* **STATED EXERCISE**:
Starting at the line that contains "Generate a web" and stopping at the line that contains "const yGrid = [49.3, -9.9]", transcribe every line of the material below exactly; pictures stay out.

Entries with chart source code
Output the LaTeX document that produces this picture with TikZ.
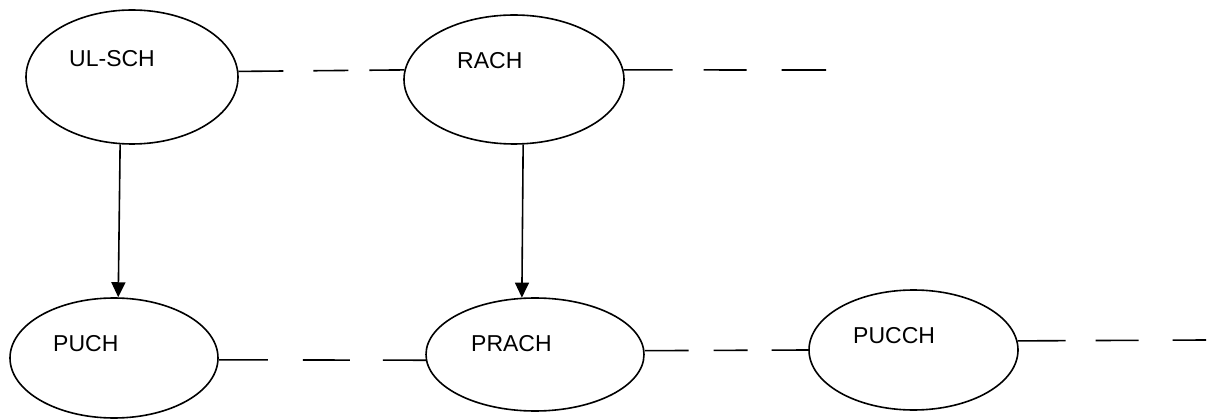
\documentclass[tikz,border=0pt]{standalone}
\usepackage{fontspec}
\setmainfont{Liberation Sans}
\usetikzlibrary{shapes.geometric,arrows.meta}
\tikzset{
  chan/.style={ellipse, draw=black, line width=1.6pt, inner sep=0pt},
  lbl/.style={anchor=base west, inner sep=0pt, font=\fontsize{23}{27}\selectfont},
  link/.style={draw=black, line width=1.6pt},
  flow/.style={draw=black, line width=1.6pt, -{Triangle[length=15pt,width=14pt]}}
}
\begin{document}
\begin{tikzpicture}[x=1pt,y=-1pt]
\useasboundingbox (0,0) rectangle (1209,419);
% channel ellipses
\node[chan, minimum width=212pt, minimum height=134pt] (ulsch) at (132,77) {};
\node[chan, minimum width=220pt, minimum height=129pt] (rach) at (514,79.5) {};
\node[chan, minimum width=208pt, minimum height=120pt] (puch) at (114,358) {};
\node[chan, minimum width=218pt, minimum height=113pt] (prach) at (535,354.5) {};
\node[chan, minimum width=209pt, minimum height=120pt] (pucch) at (913.5,350) {};
% labels
\node[lbl] (ulschT) at (69,67) {UL-SCH};
\node[lbl] (rachT) at (457,69) {RACH};
\node[lbl] (puchT) at (53,352) {PUCH};
\node[lbl] (prachT) at (471,351) {PRACH};
\node[lbl] (pucchT) at (853,343) {PUCCH};
% free ends
\coordinate (rachEnd) at (826,70);
\coordinate (pucchEnd) at (1206,340);
% broken connectors
\draw[link, dash pattern=on 45pt off 30pt on 35pt off 21pt on 40pt] (ulsch.3.8) -- (rach.175);
\draw[link, dash pattern=on 49pt off 31pt on 43pt off 35pt on 50pt] (rach.5) -- (rachEnd);
\draw[link, dash pattern=on 49pt off 35pt on 47pt off 33pt on 50pt] (puch.-1) -- (prach.-177.1);
\draw[link, dash pattern=on 44pt off 25pt on 34pt off 24pt on 45pt] (prach.2) -- (pucch.west);
\draw[link, dash pattern=on 48pt off 30pt on 43pt off 34pt on 40pt] (pucch.5.5) -- (pucchEnd);
% arrows
\draw[flow] (ulsch.-100.2) -- (puch.86.2);
\draw[flow] (rach.-82.9) -- (prach.103);
\end{tikzpicture}
\end{document}
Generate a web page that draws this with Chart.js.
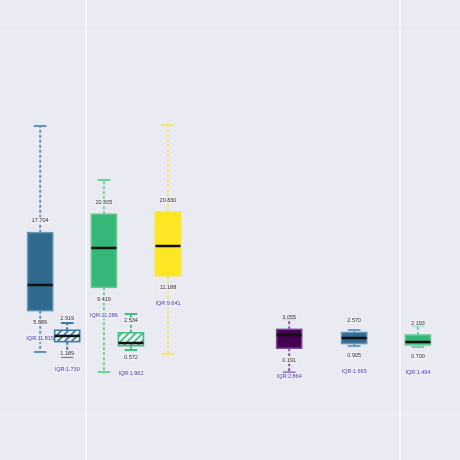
<!DOCTYPE html>
<html>
<head>
<meta charset="utf-8">
<script src="https://cdn.jsdelivr.net/npm/chart.js@4.4.1/dist/chart.umd.min.js"></script>
<style>
  html, body { margin: 0; padding: 0; background: #eaeaf2; }
  canvas { display: block; }
</style>
</head>
<body>
<canvas id="boxChart" width="460" height="460"></canvas>
<script>
// box positions on the x axis and the five numbers of each box
const positions = [0.854, 0.940, 1.057, 1.143, 1.261, 1.647, 1.854, 2.057]
const lowWhisk  = [-0.38, -1.14, -3.41, -0.08, -0.68, -3.50, 0.53, 0.38]
const q1        = [5.889, 1.189, 9.419, 0.572, 11.1884, 0.191, 0.905, 0.6996]
const medians   = [9.77, 2.05, 15.38, 0.98, 15.68, 2.20, 1.74, 1.14]
const q3        = [17.704, 2.919, 20.505, 2.534, 20.8296, 3.055, 2.570, 2.1934]
const highWhisk = [33.86, 4.00, 25.68, 5.38, 34.00, 4.60, 2.95, 3.56]
const xGrid = [1, 2]
const yGrid = [49.3, -9.9]

// styles
const fills   = ['#2f6a8d', 'hatch', '#35b779', 'hatch', '#fde725', '#440154', '#31688e', '#35b779']
const lines   = ['#5f93b8', '#3c7aa3', '#6fd09e', '#3cbf80', '#f3e66a', '#8a5a9e', '#6f9ec2', '#74d2a2']
const borders = ['#5f93b8', '#3c7aa3', '#62c993', '#3cbf80', '#fde725', '#7b4a8f', '#5f93b8', '#62c993']

function hatch(ctx, color) {
  const c = document.createElement('canvas')
  c.width = c.height = 7
  const g = c.getContext('2d')
  g.fillStyle = '#eef1f5'
  g.fillRect(0, 0, 7, 7)
  g.strokeStyle = color
  g.lineWidth = 1.7
  g.beginPath()
  g.moveTo(0, 7); g.lineTo(7, 0)
  g.moveTo(-2, 2); g.lineTo(2, -2)
  g.moveTo(5, 9); g.lineTo(9, 5)
  g.stroke()
  return ctx.createPattern(c, 'repeat')
}

function label(ctx, text, x, y, color) {
  const w = ctx.measureText(text).width
  ctx.fillStyle = 'rgba(238,238,245,0.85)'
  ctx.fillRect(x - w / 2 - 1, y - 3.5, w + 2, 7)
  ctx.fillStyle = color
  ctx.fillText(text, x, y)
}

const boxPlugin = {
  id: 'boxes',
  afterDatasetsDraw(chart) {
    const ctx = chart.ctx
    const xs = chart.scales.x, ys = chart.scales.y
    const halfW = 0.04, capW = 0.02
    ctx.save()
    positions.forEach((p, i) => {
      const xc = xs.getPixelForValue(p)
      const x0 = xs.getPixelForValue(p - halfW), x1 = xs.getPixelForValue(p + halfW)
      const c0 = xs.getPixelForValue(p - capW), c1 = xs.getPixelForValue(p + capW)
      const yLo = ys.getPixelForValue(lowWhisk[i]), yHi = ys.getPixelForValue(highWhisk[i])
      const yQ1 = ys.getPixelForValue(q1[i]), yQ3 = ys.getPixelForValue(q3[i])
      const yMed = ys.getPixelForValue(medians[i])

      // whiskers
      ctx.strokeStyle = lines[i]
      ctx.lineWidth = 2
      ctx.setLineDash([3, 2])
      ctx.beginPath()
      ctx.moveTo(xc, yQ3); ctx.lineTo(xc, yHi)
      ctx.moveTo(xc, yQ1); ctx.lineTo(xc, yLo)
      ctx.stroke()
      ctx.setLineDash([])
      ctx.beginPath()
      ctx.moveTo(c0, yHi); ctx.lineTo(c1, yHi)
      ctx.moveTo(c0, yLo); ctx.lineTo(c1, yLo)
      ctx.stroke()

      // box
      ctx.fillStyle = fills[i] === 'hatch' ? hatch(ctx, borders[i]) : fills[i]
      ctx.fillRect(x0, yQ3, x1 - x0, yQ1 - yQ3)
      ctx.strokeStyle = borders[i]
      ctx.lineWidth = 1.5
      ctx.strokeRect(x0, yQ3, x1 - x0, yQ1 - yQ3)

      // median
      ctx.strokeStyle = '#111111'
      ctx.lineWidth = 2.5
      ctx.beginPath()
      ctx.moveTo(x0, yMed); ctx.lineTo(x1, yMed)
      ctx.stroke()

      // labels
      ctx.font = '5.5px "Liberation Sans", Arial, sans-serif'
      ctx.textAlign = 'center'
      ctx.textBaseline = 'middle'
      label(ctx, q3[i].toFixed(3), xc, yQ3 - 12, '#333333')
      label(ctx, q1[i].toFixed(3), xc, yQ1 + 12, '#333333')
      label(ctx, 'IQR:' + (q3[i] - q1[i]).toFixed(3), xc, yQ1 + 28, '#4343b0')
    })
    ctx.restore()
  }
}

new Chart(document.getElementById('boxChart'), {
  type: 'scatter',
  data: {
    datasets: [{
      data: positions.map((p, i) => ({ x: p, y: medians[i] })),
      pointRadius: 0
    }]
  },
  options: {
    responsive: false,
    animation: false,
    layout: { padding: 0 },
    plugins: { legend: { display: false }, tooltip: { enabled: false } },
    scales: {
      x: {
        type: 'linear', min: 0.726, max: 2.191,
        afterBuildTicks: axis => { axis.ticks = xGrid.map(v => ({ value: v })) },
        ticks: { display: false },
        grid: { color: '#f6f6f9', lineWidth: 2, drawTicks: false },
        border: { display: false }
      },
      y: {
        type: 'linear', min: -16.74, max: 52.95,
        afterBuildTicks: axis => { axis.ticks = yGrid.map(v => ({ value: v })) },
        ticks: { display: false },
        grid: { color: 'rgba(255,255,255,0.2)', lineWidth: 1, drawTicks: false },
        border: { display: false }
      }
    }
  },
  plugins: [boxPlugin]
})
</script>
</body>
</html>
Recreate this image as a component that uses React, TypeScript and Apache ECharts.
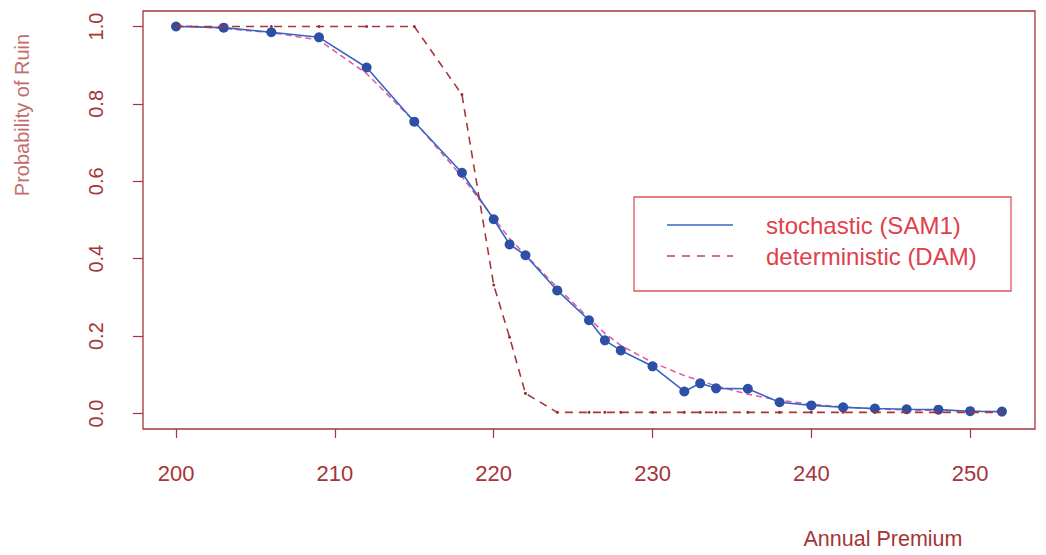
import React, { useEffect, useRef } from "react";
import * as echarts from "echarts";

const premiums = [200, 203, 206, 209, 212, 215, 218, 220, 221, 222, 224, 226, 227, 228, 230, 232, 233, 234, 236, 238, 240, 242, 244, 246, 248, 250, 252];
const stochastic = [1.0, 0.997, 0.985, 0.972, 0.894, 0.754, 0.622, 0.502, 0.437, 0.409, 0.318, 0.241, 0.189, 0.163, 0.122, 0.057, 0.078, 0.065, 0.064, 0.029, 0.021, 0.016, 0.013, 0.011, 0.01, 0.006, 0.005];
const deterministic = [1.0, 1.0, 1.0, 1.0, 1.0, 1.0, 0.824, 0.332, 0.197, 0.052, 0.003, 0.003, 0.003, 0.003, 0.003, 0.003, 0.003, 0.003, 0.003, 0.003, 0.003, 0.003, 0.003, 0.003, 0.003, 0.003, 0.003];
const fitted = [1.003, 0.995, 0.984, 0.965, 0.878, 0.755, 0.612, 0.505, 0.452, 0.41, 0.326, 0.246, 0.207, 0.176, 0.132, 0.098, 0.085, 0.071, 0.05, 0.034, 0.024, 0.017, 0.012, 0.009, 0.008, 0.006, 0.005];
const xTicks = [200, 210, 220, 230, 240, 250];
const yTicks = [0, 0.2, 0.4, 0.6, 0.8, 1.0];
const legendLabels = ["stochastic (SAM1)", "deterministic (DAM)"];

const AXIS = "#a53538";
const FONT = "'Liberation Sans', Arial, Helvetica, sans-serif";

export default function App() {
  const ref = useRef<HTMLDivElement>(null);
  useEffect(() => {
    document.body.style.margin = "0";
    const chart = echarts.init(ref.current!, null, { renderer: "svg" });
    const pair = (ys: number[]) => premiums.map((x, i) => [x, ys[i]]);
    chart.setOption({
      animation: false,
      backgroundColor: "#ffffff",
      grid: {
        left: 143,
        top: 11,
        width: 892,
        height: 418,
        show: true,
        borderColor: AXIS,
        borderWidth: 1.3,
        backgroundColor: "transparent",
      },
      xAxis: {
        type: "value",
        min: 197.92,
        max: 254.08,
        axisLine: { show: false, onZero: false },
        splitLine: { show: false },
        axisTick: { show: true, length: 9, customValues: xTicks, lineStyle: { color: AXIS, width: 1.2 } },
        axisLabel: {
          customValues: xTicks,
          margin: 33,
          color: AXIS,
          fontSize: 22,
          fontFamily: FONT,
        },
      },
      yAxis: {
        type: "value",
        min: -0.04,
        max: 1.04,
        axisLine: { show: false, onZero: false },
        splitLine: { show: false },
        axisTick: { show: true, length: 10, customValues: yTicks, lineStyle: { color: AXIS, width: 1.2 } },
        axisLabel: {
          customValues: yTicks,
          rotate: 90,
          margin: 37,
          color: AXIS,
          fontSize: 20,
          fontFamily: FONT,
          formatter: (v: number) => v.toFixed(1),
        },
      },
      series: [
        {
          type: "line",
          data: pair(fitted),
          showSymbol: false,
          symbol: "none",
          lineStyle: { color: "#e8559c", width: 1.5, type: [6, 4] },
          z: 2,
        },
        {
          name: legendLabels[0],
          type: "line",
          data: pair(stochastic),
          symbol: "circle",
          symbolSize: 10,
          itemStyle: { color: "#2b50a6" },
          lineStyle: { color: "#3566c4", width: 1.6 },
          z: 3,
        },
        {
          name: legendLabels[1],
          type: "line",
          data: pair(deterministic),
          symbol: "circle",
          symbolSize: 3,
          itemStyle: { color: "#9e2f33" },
          lineStyle: { color: "#a6383b", width: 1.6, type: [8, 6] },
          z: 4,
        },
      ],
      graphic: [
        {
          type: "rect",
          shape: { x: 634, y: 197, width: 377, height: 94 },
          style: { fill: "transparent", stroke: "#e05458", lineWidth: 1.3 },
        },
        {
          type: "line",
          shape: { x1: 667, y1: 225, x2: 733, y2: 225 },
          style: { stroke: "#3566c4", lineWidth: 1.5 },
        },
        {
          type: "line",
          shape: { x1: 667, y1: 256, x2: 733, y2: 256 },
          style: { stroke: "#c4454c", lineWidth: 1.5, lineDash: [8, 7] },
        },
        {
          type: "text",
          x: 766,
          y: 225,
          style: { text: legendLabels[0], fill: "#e0404c", fontSize: 24, fontFamily: FONT, verticalAlign: "middle", align: "left" },
        },
        {
          type: "text",
          x: 766,
          y: 256,
          style: { text: legendLabels[1], fill: "#e0404c", fontSize: 24, fontFamily: FONT, verticalAlign: "middle", align: "left" },
        },
        {
          type: "text",
          x: 22,
          y: 115,
          rotation: Math.PI / 2,
          style: { text: "Probability of Ruin", fill: "#c46c6c", fontSize: 20, fontFamily: FONT, verticalAlign: "middle", align: "center" },
        },
        {
          type: "text",
          x: 883,
          y: 539,
          style: { text: "Annual Premium", fill: AXIS, fontSize: 21.5, fontFamily: FONT, verticalAlign: "middle", align: "center" },
        },
      ],
    });
    return () => chart.dispose();
  }, []);
  return <div ref={ref} style={{ width: 1046, height: 555 }} />;
}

* **EXERCISE OUTPUT**:
Generate a web page that draws this with Chart.js.
<!DOCTYPE html>
<html>
<head>
<meta charset="utf-8">
<script src="https://cdn.jsdelivr.net/npm/chart.js@4.4.1/dist/chart.umd.min.js"></script>
<style>
  html, body { margin: 0; padding: 0; background: #eaeaf2; }
  canvas { display: block; }
</style>
</head>
<body>
<canvas id="boxChart" width="460" height="460"></canvas>
<script>
// box positions on the x axis and the five numbers of each box
const positions = [0.854, 0.940, 1.057, 1.143, 1.261, 1.647, 1.854, 2.057]
const lowWhisk  = [-0.38, -1.14, -3.41, -0.08, -0.68, -3.50, 0.53, 0.38]
const q1        = [5.889, 1.189, 9.419, 0.572, 11.1884, 0.191, 0.905, 0.6996]
const medians   = [9.77, 2.05, 15.38, 0.98, 15.68, 2.20, 1.74, 1.14]
const q3        = [17.704, 2.919, 20.505, 2.534, 20.8296, 3.055, 2.570, 2.1934]
const highWhisk = [33.86, 4.00, 25.68, 5.38, 34.00, 4.60, 2.95, 3.56]
const xGrid = [1, 2]
const yGrid = [49.3, -9.9]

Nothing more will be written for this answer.